Omit images. Retype all entries verbatim.
---
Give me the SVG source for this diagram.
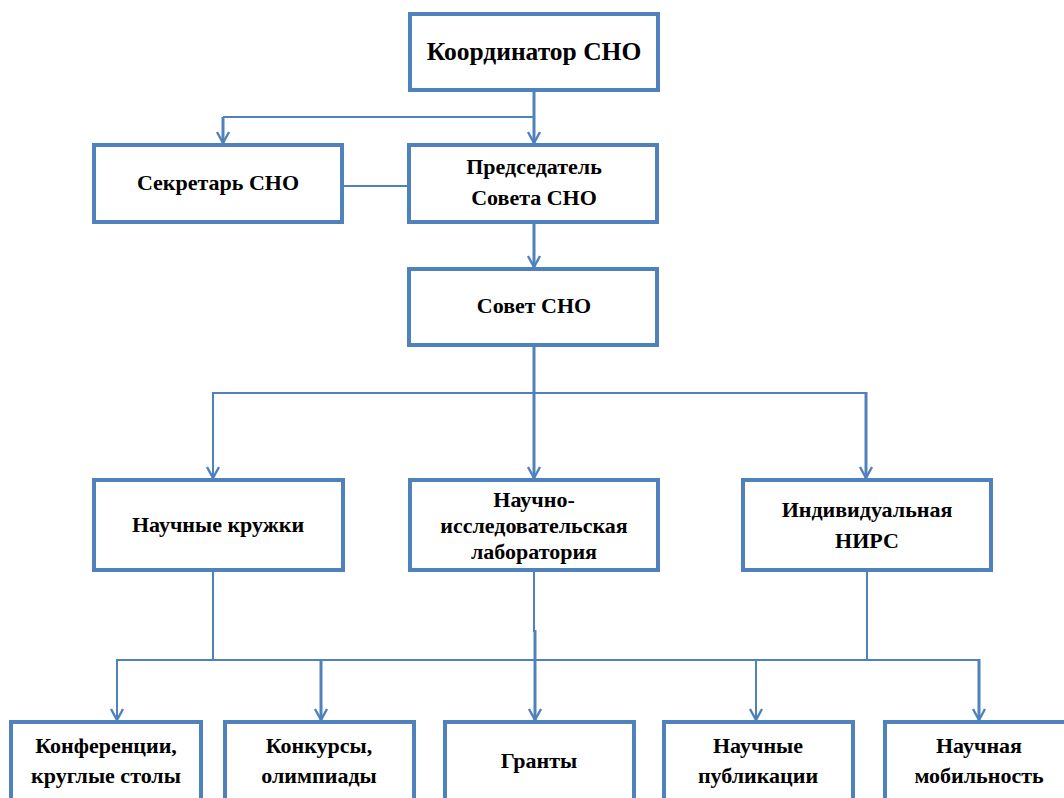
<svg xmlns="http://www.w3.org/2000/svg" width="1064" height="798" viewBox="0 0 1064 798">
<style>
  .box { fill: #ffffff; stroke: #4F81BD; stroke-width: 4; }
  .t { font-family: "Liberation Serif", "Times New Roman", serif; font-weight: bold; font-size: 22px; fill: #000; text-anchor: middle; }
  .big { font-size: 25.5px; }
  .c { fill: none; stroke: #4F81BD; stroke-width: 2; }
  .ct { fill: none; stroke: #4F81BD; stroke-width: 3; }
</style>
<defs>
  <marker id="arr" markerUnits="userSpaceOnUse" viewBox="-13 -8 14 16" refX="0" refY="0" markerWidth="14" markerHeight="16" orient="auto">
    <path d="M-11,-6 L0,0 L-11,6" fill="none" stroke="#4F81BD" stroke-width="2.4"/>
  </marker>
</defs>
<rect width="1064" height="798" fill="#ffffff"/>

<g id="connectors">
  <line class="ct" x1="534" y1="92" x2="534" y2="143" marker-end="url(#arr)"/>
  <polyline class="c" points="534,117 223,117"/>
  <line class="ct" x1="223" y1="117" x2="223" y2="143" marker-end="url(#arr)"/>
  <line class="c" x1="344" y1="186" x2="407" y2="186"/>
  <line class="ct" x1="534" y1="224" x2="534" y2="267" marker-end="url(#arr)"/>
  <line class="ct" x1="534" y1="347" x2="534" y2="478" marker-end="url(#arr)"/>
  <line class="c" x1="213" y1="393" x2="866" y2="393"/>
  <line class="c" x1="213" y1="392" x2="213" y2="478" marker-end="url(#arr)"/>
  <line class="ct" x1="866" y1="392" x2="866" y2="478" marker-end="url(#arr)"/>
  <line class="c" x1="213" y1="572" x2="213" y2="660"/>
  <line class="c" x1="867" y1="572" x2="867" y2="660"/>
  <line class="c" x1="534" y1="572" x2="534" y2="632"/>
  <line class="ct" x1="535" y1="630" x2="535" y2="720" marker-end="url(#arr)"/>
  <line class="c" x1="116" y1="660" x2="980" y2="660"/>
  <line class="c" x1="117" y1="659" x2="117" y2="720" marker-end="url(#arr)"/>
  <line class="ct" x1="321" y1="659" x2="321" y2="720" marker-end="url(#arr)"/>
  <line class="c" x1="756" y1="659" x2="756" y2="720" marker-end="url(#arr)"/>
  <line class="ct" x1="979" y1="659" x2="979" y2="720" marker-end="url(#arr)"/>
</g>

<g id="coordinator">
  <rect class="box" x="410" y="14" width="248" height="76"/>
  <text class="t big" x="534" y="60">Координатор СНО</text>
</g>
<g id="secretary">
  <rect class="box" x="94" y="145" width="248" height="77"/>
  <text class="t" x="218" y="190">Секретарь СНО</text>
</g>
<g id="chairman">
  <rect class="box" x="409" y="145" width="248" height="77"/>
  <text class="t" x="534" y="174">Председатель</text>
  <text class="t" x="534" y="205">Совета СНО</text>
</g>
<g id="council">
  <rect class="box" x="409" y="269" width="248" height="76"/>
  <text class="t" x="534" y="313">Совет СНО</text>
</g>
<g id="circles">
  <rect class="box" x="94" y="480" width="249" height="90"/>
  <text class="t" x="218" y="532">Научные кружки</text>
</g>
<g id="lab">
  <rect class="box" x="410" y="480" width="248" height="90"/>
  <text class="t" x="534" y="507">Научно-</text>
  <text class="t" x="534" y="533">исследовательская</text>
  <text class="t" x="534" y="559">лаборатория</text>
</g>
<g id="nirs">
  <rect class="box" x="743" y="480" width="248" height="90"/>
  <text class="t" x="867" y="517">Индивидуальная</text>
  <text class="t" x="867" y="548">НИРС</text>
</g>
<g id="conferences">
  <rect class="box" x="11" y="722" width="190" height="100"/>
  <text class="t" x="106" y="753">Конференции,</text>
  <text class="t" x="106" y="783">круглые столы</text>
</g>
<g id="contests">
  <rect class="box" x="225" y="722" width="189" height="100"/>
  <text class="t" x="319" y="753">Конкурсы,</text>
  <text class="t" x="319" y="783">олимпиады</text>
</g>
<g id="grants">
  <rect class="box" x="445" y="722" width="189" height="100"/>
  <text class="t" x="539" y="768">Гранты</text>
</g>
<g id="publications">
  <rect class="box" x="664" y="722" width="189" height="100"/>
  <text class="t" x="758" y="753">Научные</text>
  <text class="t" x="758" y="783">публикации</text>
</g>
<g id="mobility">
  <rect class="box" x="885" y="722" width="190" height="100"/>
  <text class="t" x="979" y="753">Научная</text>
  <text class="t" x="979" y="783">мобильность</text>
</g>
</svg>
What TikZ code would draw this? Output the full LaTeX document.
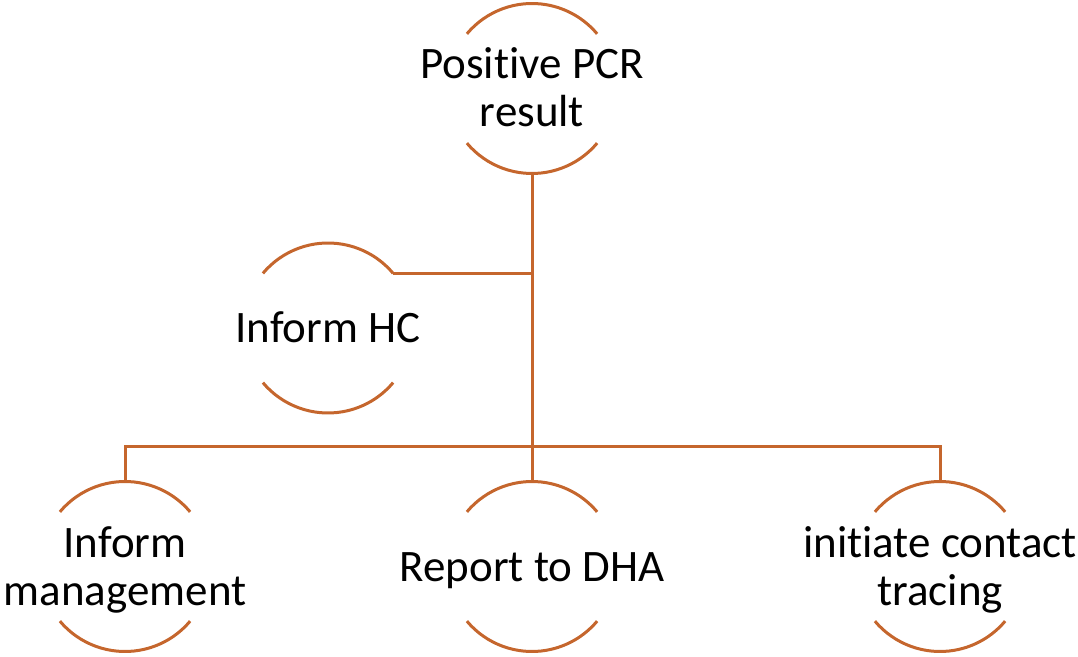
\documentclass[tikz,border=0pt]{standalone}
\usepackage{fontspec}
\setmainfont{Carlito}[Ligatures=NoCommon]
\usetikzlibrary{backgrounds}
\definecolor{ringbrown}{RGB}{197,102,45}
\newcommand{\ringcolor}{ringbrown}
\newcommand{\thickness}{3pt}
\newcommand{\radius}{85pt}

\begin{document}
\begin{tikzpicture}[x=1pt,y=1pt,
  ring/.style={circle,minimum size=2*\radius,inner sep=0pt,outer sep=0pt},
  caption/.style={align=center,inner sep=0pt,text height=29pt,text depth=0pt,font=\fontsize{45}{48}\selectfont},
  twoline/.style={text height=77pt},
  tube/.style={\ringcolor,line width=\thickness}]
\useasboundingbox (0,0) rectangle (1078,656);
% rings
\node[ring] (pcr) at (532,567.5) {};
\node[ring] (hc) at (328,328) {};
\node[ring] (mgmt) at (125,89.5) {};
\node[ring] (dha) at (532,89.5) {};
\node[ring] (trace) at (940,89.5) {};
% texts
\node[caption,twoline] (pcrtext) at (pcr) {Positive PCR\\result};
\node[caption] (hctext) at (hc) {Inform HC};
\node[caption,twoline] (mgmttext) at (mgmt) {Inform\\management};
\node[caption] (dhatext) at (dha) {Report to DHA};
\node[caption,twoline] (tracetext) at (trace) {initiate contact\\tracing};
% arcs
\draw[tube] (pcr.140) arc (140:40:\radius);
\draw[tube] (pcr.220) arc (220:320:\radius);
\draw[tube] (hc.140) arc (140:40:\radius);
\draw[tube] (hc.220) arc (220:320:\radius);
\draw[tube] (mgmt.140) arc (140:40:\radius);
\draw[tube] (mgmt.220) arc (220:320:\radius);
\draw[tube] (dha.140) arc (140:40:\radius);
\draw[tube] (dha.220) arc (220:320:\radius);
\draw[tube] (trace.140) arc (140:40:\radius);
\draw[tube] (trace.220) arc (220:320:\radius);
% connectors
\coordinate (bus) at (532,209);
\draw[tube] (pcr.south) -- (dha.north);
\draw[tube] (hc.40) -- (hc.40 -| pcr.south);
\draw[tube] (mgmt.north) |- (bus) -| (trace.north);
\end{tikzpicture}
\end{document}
---
Exercise result:
Give me the SVG source for this diagram.
<svg xmlns="http://www.w3.org/2000/svg" width="1064" height="798" viewBox="0 0 1064 798">
<style>
  .box { fill: #ffffff; stroke: #4F81BD; stroke-width: 4; }
  .t { font-family: "Liberation Serif", "Times New Roman", serif; font-weight: bold; font-size: 22px; fill: #000; text-anchor: middle; }
  .big { font-size: 25.5px; }
  .c { fill: none; stroke: #4F81BD; stroke-width: 2; }
  .ct { fill: none; stroke: #4F81BD; stroke-width: 3; }
</style>
<defs>
  <marker id="arr" markerUnits="userSpaceOnUse" viewBox="-13 -8 14 16" refX="0" refY="0" markerWidth="14" markerHeight="16" orient="auto">
    <path d="M-11,-6 L0,0 L-11,6" fill="none" stroke="#4F81BD" stroke-width="2.4"/>
  </marker>
</defs>
<rect width="1064" height="798" fill="#ffffff"/>

<g id="connectors">
  <line class="ct" x1="534" y1="92" x2="534" y2="143" marker-end="url(#arr)"/>
  <polyline class="c" points="534,117 223,117"/>
  <line class="ct" x1="223" y1="117" x2="223" y2="143" marker-end="url(#arr)"/>
  <line class="c" x1="344" y1="186" x2="407" y2="186"/>
  <line class="ct" x1="534" y1="224" x2="534" y2="267" marker-end="url(#arr)"/>
  <line class="ct" x1="534" y1="347" x2="534" y2="478" marker-end="url(#arr)"/>
  <line class="c" x1="213" y1="393" x2="866" y2="393"/>
  <line class="c" x1="213" y1="392" x2="213" y2="478" marker-end="url(#arr)"/>
  <line class="ct" x1="866" y1="392" x2="866" y2="478" marker-end="url(#arr)"/>
  <line class="c" x1="213" y1="572" x2="213" y2="660"/>
  <line class="c" x1="867" y1="572" x2="867" y2="660"/>
  <line class="c" x1="534" y1="572" x2="534" y2="632"/>
  <line class="ct" x1="535" y1="630" x2="535" y2="720" marker-end="url(#arr)"/>
  <line class="c" x1="116" y1="660" x2="980" y2="660"/>
  <line class="c" x1="117" y1="659" x2="117" y2="720" marker-end="url(#arr)"/>
  <line class="ct" x1="321" y1="659" x2="321" y2="720" marker-end="url(#arr)"/>
  <line class="c" x1="756" y1="659" x2="756" y2="720" marker-end="url(#arr)"/>
  <line class="ct" x1="979" y1="659" x2="979" y2="720" marker-end="url(#arr)"/>
</g>

<g id="coordinator">
  <rect class="box" x="410" y="14" width="248" height="76"/>
  <text class="t big" x="534" y="60">Координатор СНО</text>
</g>
<g id="secretary">
  <rect class="box" x="94" y="145" width="248" height="77"/>
  <text class="t" x="218" y="190">Секретарь СНО</text>
</g>
<g id="chairman">
  <rect class="box" x="409" y="145" width="248" height="77"/>
  <text class="t" x="534" y="174">Председатель</text>
  <text class="t" x="534" y="205">Совета СНО</text>
</g>
<g id="council">
  <rect class="box" x="409" y="269" width="248" height="76"/>
  <text class="t" x="534" y="313">Совет СНО</text>
</g>
<g id="circles">
  <rect class="box" x="94" y="480" width="249" height="90"/>
  <text class="t" x="218" y="532">Научные кружки</text>
</g>
<g id="lab">
  <rect class="box" x="410" y="480" width="248" height="90"/>
  <text class="t" x="534" y="507">Научно-</text>
  <text class="t" x="534" y="533">исследовательская</text>
  <text class="t" x="534" y="559">лаборатория</text>
</g>
<g id="nirs">
  <rect class="box" x="743" y="480" width="248" height="90"/>
  <text class="t" x="867" y="517">Индивидуальная</text>
  <text class="t" x="867" y="548">НИРС</text>
</g>
<g id="conferences">
  <rect class="box" x="11" y="722" width="190" height="100"/>
  <text class="t" x="106" y="753">Конференции,</text>
  <text class="t" x="106" y="783">круглые столы</text>
</g>
<g id="contests">
  <rect class="box" x="225" y="722" width="189" height="100"/>
  <text class="t" x="319" y="753">Конкурсы,</text>
  <text class="t" x="319" y="783">олимпиады</text>
</g>
<g id="grants">
  <rect class="box" x="445" y="722" width="189" height="100"/>
  <text class="t" x="539" y="768">Гранты</text>
</g>
<g id="publications">
  <rect class="box" x="664" y="722" width="189" height="100"/>
  <text class="t" x="758" y="753">Научные</text>
  <text class="t" x="758" y="783">публикации</text>
</g>
<g id="mobility">
  <rect class="box" x="885" y="722" width="190" height="100"/>
  <text class="t" x="979" y="753">Научная</text>
  <text class="t" x="979" y="783">мобильность</text>
</g>
</svg>
What TikZ code would draw this? Output the full LaTeX document.
\documentclass[tikz,border=0pt]{standalone}
\usepackage{fontspec}
\setmainfont{Carlito}[Ligatures=NoCommon]
\usetikzlibrary{backgrounds}
\definecolor{ringbrown}{RGB}{197,102,45}
\newcommand{\ringcolor}{ringbrown}
\newcommand{\thickness}{3pt}
\newcommand{\radius}{85pt}

\begin{document}
\begin{tikzpicture}[x=1pt,y=1pt,
  ring/.style={circle,minimum size=2*\radius,inner sep=0pt,outer sep=0pt},
  caption/.style={align=center,inner sep=0pt,text height=29pt,text depth=0pt,font=\fontsize{45}{48}\selectfont},
  twoline/.style={text height=77pt},
  tube/.style={\ringcolor,line width=\thickness}]
\useasboundingbox (0,0) rectangle (1078,656);
% rings
\node[ring] (pcr) at (532,567.5) {};
\node[ring] (hc) at (328,328) {};
\node[ring] (mgmt) at (125,89.5) {};
\node[ring] (dha) at (532,89.5) {};
\node[ring] (trace) at (940,89.5) {};
% texts
\node[caption,twoline] (pcrtext) at (pcr) {Positive PCR\\result};
\node[caption] (hctext) at (hc) {Inform HC};
\node[caption,twoline] (mgmttext) at (mgmt) {Inform\\management};
\node[caption] (dhatext) at (dha) {Report to DHA};
\node[caption,twoline] (tracetext) at (trace) {initiate contact\\tracing};
% arcs
\draw[tube] (pcr.140) arc (140:40:\radius);
\draw[tube] (pcr.220) arc (220:320:\radius);
\draw[tube] (hc.140) arc (140:40:\radius);
\draw[tube] (hc.220) arc (220:320:\radius);
\draw[tube] (mgmt.140) arc (140:40:\radius);
\draw[tube] (mgmt.220) arc (220:320:\radius);
\draw[tube] (dha.140) arc (140:40:\radius);
\draw[tube] (dha.220) arc (220:320:\radius);
\draw[tube] (trace.140) arc (140:40:\radius);
\draw[tube] (trace.220) arc (220:320:\radius);
% connectors
\coordinate (bus) at (532,209);
\draw[tube] (pcr.south) -- (dha.north);
\draw[tube] (hc.40) -- (hc.40 -| pcr.south);
\draw[tube] (mgmt.north) |- (bus) -| (trace.north);
\end{tikzpicture}
\end{document}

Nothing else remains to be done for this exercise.